The announcer invokes the Fairness Doctrine of equal time. Which is why King George III is giving his rebuttal to the American Revolution. Cher plays his wife, Queen Charlotte who spends the rebuttal filing her nails. King George III says he’s willing to take America back except for New York City and Howard Cosell. He complains about the American press including all the famous American columnists through history, including Patrick Henry, Benjamin Franklin, Art Buchwald, Jack Anderson and Walter Cronkite. He then goes into a tirade that makes Cher laugh.
Concert: “Baby Don’t Get Hooked On Me” (Audio Only)
Cover of Mac Davis (1972)
I love this song. Cher is wearing a green gown and Sonny is wearing a green suit with a lime green shirt that matches Cher’s Grecian dress (and she has a Grecian curly wig). Cher also wears big gold swinging earrings. Sonny makes this kinda creepy though. The version Cher did with Mac Davis was better.

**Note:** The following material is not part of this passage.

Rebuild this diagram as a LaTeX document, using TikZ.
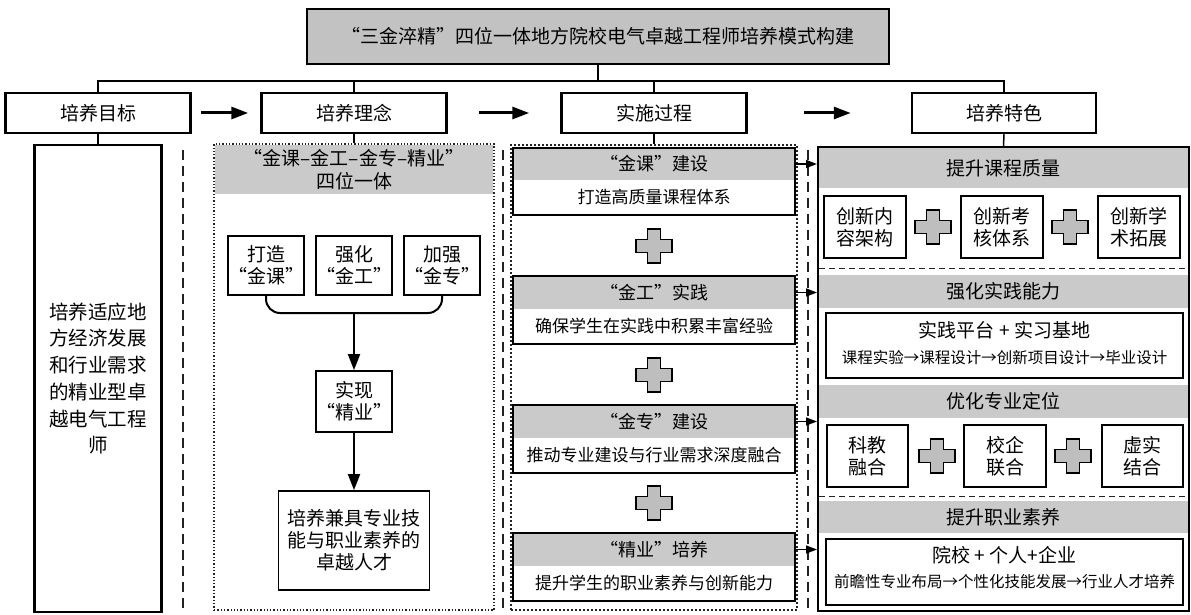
\documentclass[tikz,border=0pt]{standalone}
\usepackage{fontspec}
\setmainfont{Noto Sans CJK SC}
\usepackage{tikz}
\usepackage{xcolor}
\usetikzlibrary{arrows.meta}
\definecolor{Mode_Gray}{HTML}{C2C2C2}
\definecolor{Mode_Band}{HTML}{CACACA}
\definecolor{Mode_Plus}{HTML}{BEBEBE}
\definecolor{Mode_Line}{HTML}{222222}
\newcommand{\mainsize}{\fontsize{19pt}{22pt}\selectfont}
\newcommand{\tallsize}{\fontsize{19.5pt}{26.7pt}\selectfont}
\newcommand{\stagesize}{\fontsize{18pt}{22pt}\selectfont}
\newcommand{\notesize}{\fontsize{17pt}{20pt}\selectfont}
\newcommand{\chainsize}{\fontsize{15.5pt}{18pt}\selectfont}

\tikzset{
  box/.style={draw, line width=2pt, align=center, inner sep=0pt},
  band/.style={fill=Mode_Band, inner sep=0pt, align=center},
  flow/.style={line width=3pt, -{Triangle[length=17pt,width=12pt]}},
  link/.style={line width=2pt, -{Triangle[length=16pt,width=12pt]}},
  feed/.style={line width=1.5pt, -{Triangle[length=11pt,width=8pt]}},
  divider/.style={line width=1.2pt, draw=Mode_Line, dash pattern=on 10pt off 6pt},
  frame/.style={draw=Mode_Line, dotted, inner sep=0pt},
  crossmark/.pic={
    \draw[fill=Mode_Plus, line width=1.5pt] (-6.5,-17) -- (6.5,-17) -- (6.5,-6.5) -- (18,-6.5)
      -- (18,6.5) -- (6.5,6.5) -- (6.5,17) -- (-6.5,17) -- (-6.5,6.5) -- (-18,6.5)
      -- (-18,-6.5) -- (-6.5,-6.5) -- cycle;
  }
}

\begin{document}
\begin{tikzpicture}[x=1pt, y=-1pt]
    \useasboundingbox (0,0) rectangle (1191,615);

    % Title and level 2
    \node[box, fill=Mode_Gray, minimum width=582pt, minimum height=55pt, font=\mainsize] (title) at (598,36.5) {“三金淬精”四位一体地方院校电气卓越工程师培养模式构建};
    \node[box, line width=2.5pt, minimum width=185pt, minimum height=40pt, font=\mainsize] (goal) at (98,113) {培养目标};
    \node[box, line width=2.5pt, minimum width=185pt, minimum height=40pt, font=\mainsize] (idea) at (354,113) {培养理念};
    \node[box, line width=2.5pt, minimum width=185pt, minimum height=40pt, font=\mainsize] (proc) at (654,113) {实施过程};
    \node[box, line width=2.5pt, minimum width=184pt, minimum height=40pt, font=\mainsize] (trait) at (1004,113) {培养特色};
    \coordinate (busL) at (98,81);
    \draw[line width=1.5pt] (goal.north) |- (trait.north |- busL) -- (trait.north);
    \draw[line width=1.5pt] (title.south) -- (title.south |- busL);
    \draw[line width=1.5pt] (idea.north) -- (idea.north |- busL);
    \draw[line width=1.5pt] (proc.north) -- (proc.north |- busL);
    \draw[flow, shorten <=9pt, shorten >=12pt] (goal) -- (idea);
    \draw[flow, shorten <=31pt, shorten >=31pt] (idea) -- (proc);
    \draw[flow, shorten <=56pt, shorten >=60pt] (proc) -- (trait);

    % Separators
    \draw[divider] (183,150) -- (183,612);
    \draw[divider] (503,150) -- (503,612);
    \draw[divider] (808,150) -- (808,612);

    % Column 1
    \node[box, line width=2.5pt, minimum width=127pt, minimum height=467pt, font=\tallsize] (aim) at (98,378.5) {培养适应地\\方经济发展\\和行业需求\\的精业型卓\\越电气工程\\师};
    \draw[line width=1.5pt] (goal.south) -- (aim.north);

    % Column 2
    \node[band, minimum width=278pt, minimum height=49pt, font=\mainsize] (ideahead) at (354,169.5) {“金课–金工–金专–精业”\\[1pt]四位一体};
    \node[frame, line width=1.3pt, minimum width=280pt, minimum height=466pt] (ideabox) at (354,377) {};
    \draw[line width=1.5pt] (idea.south) -- (ideabox.north);
    \node[box, line width=1.8pt, minimum width=74pt, minimum height=59pt, font=\mainsize] (forge) at (266,265.5) {打造\\“金课”};
    \node[box, line width=1.8pt, minimum width=74pt, minimum height=59pt, font=\mainsize] (strong) at (354,265.5) {强化\\“金工”};
    \node[box, line width=1.8pt, minimum width=74pt, minimum height=59pt, font=\mainsize] (boost) at (442,265.5) {加强\\“金专”};
    \coordinate (merge) at (354,313);
    \draw[line width=2pt, rounded corners=14pt] (forge.south) |- (merge) -| (boost.south);
    \node[box, line width=1.8pt, minimum width=74pt, minimum height=61pt, font=\mainsize] (real) at (354,401.5) {实现\\“精业”};
    \node[box, line width=1.8pt, minimum width=151pt, minimum height=99pt, font=\mainsize] (talent) at (354,540.5) {培养兼具专业技\\能与职业素养的\\卓越人才};
    \draw[link] (merge) -- (real.north);
    \draw[link] (real) -- (talent);

    % Column 3
    \node[frame, line width=2pt, minimum width=286pt, minimum height=465pt] (procbox) at (654,377.5) {};
    \draw[line width=1.5pt] (proc.south) -- (procbox.north);
    % Stage 1
    \node[band, minimum width=282pt, minimum height=32pt, font=\stagesize] (gold1) at (654,164) {“金课”建设};
    \node[inner sep=0pt, minimum width=282pt, minimum height=35pt, font=\notesize] (gold1t) at (654,197.5) {打造高质量课程体系};
    \draw[line width=1.8pt] (gold1.north west) rectangle (gold1t.south east);
    \pic at (654,246) {crossmark};
    % Stage 2
    \node[band, minimum width=282pt, minimum height=32pt, font=\stagesize] (gold2) at (654,292.5) {“金工”实践};
    \node[inner sep=0pt, minimum width=282pt, minimum height=35pt, font=\notesize] (gold2t) at (654,326) {确保学生在实践中积累丰富经验};
    \draw[line width=1.8pt] (gold2.north west) rectangle (gold2t.south east);
    \pic at (654,375) {crossmark};
    % Stage 3
    \node[band, minimum width=282pt, minimum height=32pt, font=\stagesize] (gold3) at (654,421.5) {“金专”建设};
    \node[inner sep=0pt, minimum width=282pt, minimum height=35pt, font=\notesize] (gold3t) at (654,455) {推动专业建设与行业需求深度融合};
    \draw[line width=1.8pt] (gold3.north west) rectangle (gold3t.south east);
    \pic at (654,503) {crossmark};
    % Stage 4
    \node[band, minimum width=282pt, minimum height=32pt, font=\stagesize] (gold4) at (654,549.5) {“精业”培养};
    \node[inner sep=0pt, minimum width=282pt, minimum height=35pt, font=\notesize] (gold4t) at (654,583) {提升学生的职业素养与创新能力};
    \draw[line width=1.8pt] (gold4.north west) rectangle (gold4t.south east);

    % Column 4
    \node[band, minimum width=369pt, minimum height=40pt, font=\mainsize] (quality) at (1003.5,168) {提升课程质量};
    \node[box, line width=1.8pt, minimum width=82pt, minimum height=62pt, font=\mainsize] (q1) at (865,227) {创新内\\容架构};
    \node[box, line width=1.8pt, minimum width=82pt, minimum height=62pt, font=\mainsize] (q2) at (1002,227) {创新考\\核体系};
    \node[box, line width=1.8pt, minimum width=82pt, minimum height=62pt, font=\mainsize] (q3) at (1139,227) {创新学\\术拓展};
    \pic at (933,227) {crossmark};
    \pic at (1070,227) {crossmark};
    \draw[divider, line width=1pt, dash pattern=on 6pt off 4pt] (819,268) -- (1188,268);

    \node[band, minimum width=369pt, minimum height=33pt, font=\mainsize] (practice) at (1003.5,291) {强化实践能力};
    \node[box, line width=1.8pt, minimum width=357pt, minimum height=65pt] (platform) at (1004.5,345.5) {};
    \node[font=\mainsize, inner sep=0pt] (platformA) at (1004.5,330) {实践平台 + 实习基地};
    \node[font=\chainsize, inner sep=0pt] (platformB) at (1004.5,358) {课程实验→课程设计→创新项目设计→毕业设计};

    \node[band, minimum width=369pt, minimum height=33pt, font=\mainsize] (position) at (1003.5,401.5) {优化专业定位};
    \node[box, line width=1.8pt, minimum width=81pt, minimum height=62pt, font=\mainsize] (p1) at (867.5,456) {科教\\融合};
    \node[box, line width=1.8pt, minimum width=82pt, minimum height=62pt, font=\mainsize] (p2) at (1005,456) {校企\\联合};
    \node[box, line width=1.8pt, minimum width=81pt, minimum height=62pt, font=\mainsize] (p3) at (1142.5,456) {虚实\\结合};
    \pic at (937,456) {crossmark};
    \pic at (1073,456) {crossmark};
    \draw[divider, line width=1pt, dash pattern=on 6pt off 4pt] (819,496) -- (1188,496);

    \node[band, minimum width=369pt, minimum height=32pt, font=\mainsize] (literacy) at (1003.5,517) {提升职业素养};
    \node[box, line width=1.8pt, minimum width=357pt, minimum height=66pt] (career) at (1004.5,572) {};
    \node[font=\mainsize, inner sep=0pt] (careerA) at (1004.5,555) {院校 + 个人+企业};
    \node[font=\chainsize, inner sep=0pt] (careerB) at (1004.5,582) {前瞻性专业布局→个性化技能发展→行业人才培养};

    \node[draw, line width=2pt, minimum width=371pt, minimum height=464pt] (traitbox) at (1003.5,379) {};
    \draw[line width=1.5pt] (trait.south) -- (traitbox.north);

    % Stages to features
    \draw[feed] (gold1.east) -- (gold1.east -| traitbox.west);
    \draw[feed] (gold2.east) -- (gold2.east -| traitbox.west);
    \draw[feed] (gold3.east) -- (gold3.east -| traitbox.west);
    \draw[feed] (gold4.east) -- (gold4.east -| traitbox.west);
\end{tikzpicture}
\end{document}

The French Foreign Legion: Glad these guys are back. They’re in the Moroccan Dessert in 1922 and they want to abandon their fort because they’re taking on losses. Billy Van is the commander and he tries to give the legion hope and encouragement but he doesn’t succeed. There’s a harp gag. They’ve lost all the silent slapstick humor of their previous incarnation. Nabor does his Gomer Pyle bit. Gaylard Sartain tries on a bad Oliver Hardy. Before the end, we get a Sonny Stare. The whole thing is trying too hard.
Cher Solo: “Bang, Bang (My Baby Shot Me Down)” (Audio Only)
Cher’s own song (1966)
Cher wears a blue gown with a bow and a sheer flowered wrap, set against a purple background of moving objects. Her hair is up in a kind of vaguely ethnic kind of homeland hairdo They are re-asserting their more ethnic version here. Nice to hear Cher’s 1970s version as we already have a 1960s and 1980s version, but only Sonny gave us a previous ,over-the-top, “Italian boogie-woogie” version in 1973 (with its male-stripper suggestive interlude) from their second Live album. (I do like the crazy horns on this production though). And when Sonny says “it gets big,” rumor has it…)
I would say this is my favorite Cher version of the song, the 60s version being a bit dry and the 80s version being too bombastic.
The Operetta: Cast members sing about the virtues of the network’s family hour. They do a spoof of The Waltons called The Walnuts. Billy Van play Pa Walnut and takes us through the characters. Everyone’s name has “boy” at the end, including Grandma-boy. Cher plays Ma Walnut and serves one hot dog for Thanksgiving dinner. The E-I-E-I-O song spoof is pretty funny. Cher sings an original song, “There aint nothin leaner than a Thanksgiving wiener.”
Nabors plays Jim Boy, He sings a spoof of John Denver’s “Thank God I’m a Country Boy” (1974).
News Boy arrive predicting the arrival of Sonny who plays killer Pretty Boy Bono Bob, who tries to use their house as a hideout. They keep spoofing the word wiener. Sonny does an original song about being a pretty boy.
There’s a Duesenberg car joke. Grandpa tries to milk everything like Sonny’s getaway car. It explodes when he leaves to start it up. This happens off-stage and Bono Bob returns in tatters. The sheriff arrives to arrest Bono Bob and he gives the Walnuts a reward of eye glasses. Gaylard Sartain plays the sheriff who sings a spoof of Melanie’s “Brand New Key” (1971). Nabors can now see and he decides his family is very ugly. He now plans to write a pilot TV show about “a bunch of homespun folks milkin and plowin together.” When asked what the show will be called he says The Tony Orlando & Dawn Show. The cast then all sings a spoof of Tony Orlando’s “Tie a Yellow Ribbon Round the Old Oak Tree” (1973). Partial Sonny shirtless alert.
IGUB: Sonny thanks their guest Jim Nabors and Sonny tells Cher Nabors should have his own variety show every week and Cher agrees and says she tried to get Nabors a variety show but Jim didn’t want to take Sonny’s job away from him. The sing IGUB and Sonny quips they’re not so young anymore. Cher says “some of us!”
Highlights: Cher’s 1970s version of “Bang Bang” and the Walton’s spoof.